■ **WHAT IS EXPECTED**: Starting with the first line of the listing, quote each line exactly until and including the one with "yticks = [0.0, 0.2, 0.4, 0.6, 0.8]", leaving pictures out.

---------- DATA BLOCK ----------

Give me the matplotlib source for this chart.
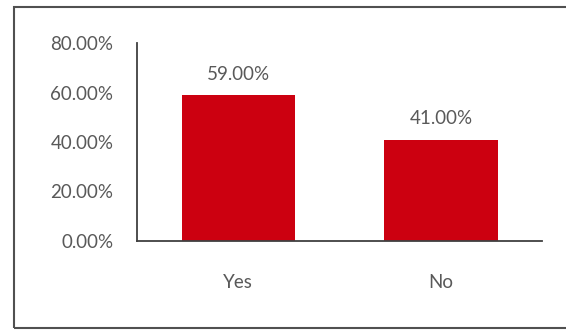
import matplotlib.pyplot as plt
from matplotlib.patches import Rectangle
from matplotlib.ticker import FuncFormatter

categories = ["Yes", "No"]
values = [0.59, 0.41]
yticks = [0.0, 0.2, 0.4, 0.6, 0.8]

text_color = "#595959"
bar_color = "#CC0010"

plt.rcParams['font.family'] = ['Lato', 'DejaVu Sans']

fig = plt.figure(figsize=(5.66, 3.31), dpi=100)
ax = fig.add_axes([0.242, 0.272, 0.716, 0.598])

x = range(len(categories))
bars = ax.bar(x, values, width=0.56, color=bar_color)
for b, v in zip(bars, values):
    ax.annotate(f"{v * 100:.2f}%", (b.get_x() + b.get_width() / 2, v),
                xytext=(0, 15), textcoords="offset points",
                ha="center", va="center", fontsize=13.5, color=text_color)

ax.set_xlim(-0.5, 1.5)
ax.set_ylim(0, 0.8)
ax.set_xticks(list(x))
ax.set_xticklabels(categories)
ax.set_yticks(yticks)
ax.yaxis.set_major_formatter(FuncFormatter(lambda v, p: f"{v * 100:.2f}%"))
ax.tick_params(axis='both', length=0, labelsize=13.5, labelcolor=text_color)
ax.tick_params(axis='y', pad=17)
ax.tick_params(axis='x', pad=24)

for s in ["top", "right"]:
    ax.spines[s].set_visible(False)
for s in ["left", "bottom"]:
    ax.spines[s].set_color("#404040")
    ax.spines[s].set_linewidth(1.3)

# outer chart border (runs off the right side of the image)
fig.patches.append(Rectangle((14 / 566, 1 - 328 / 331), 0.99, (328 - 7) / 331,
                             transform=fig.transFigure, fill=False,
                             edgecolor="#505050", linewidth=1.5, clip_on=False))

fig.savefig("out.png", dpi=100)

----------

■ **COMPLETED EXERCISE**:
Give me the matplotlib source for this chart.
import matplotlib.pyplot as plt
from matplotlib.patches import Rectangle
from matplotlib.ticker import FuncFormatter

categories = ["Yes", "No"]
values = [0.59, 0.41]
yticks = [0.0, 0.2, 0.4, 0.6, 0.8]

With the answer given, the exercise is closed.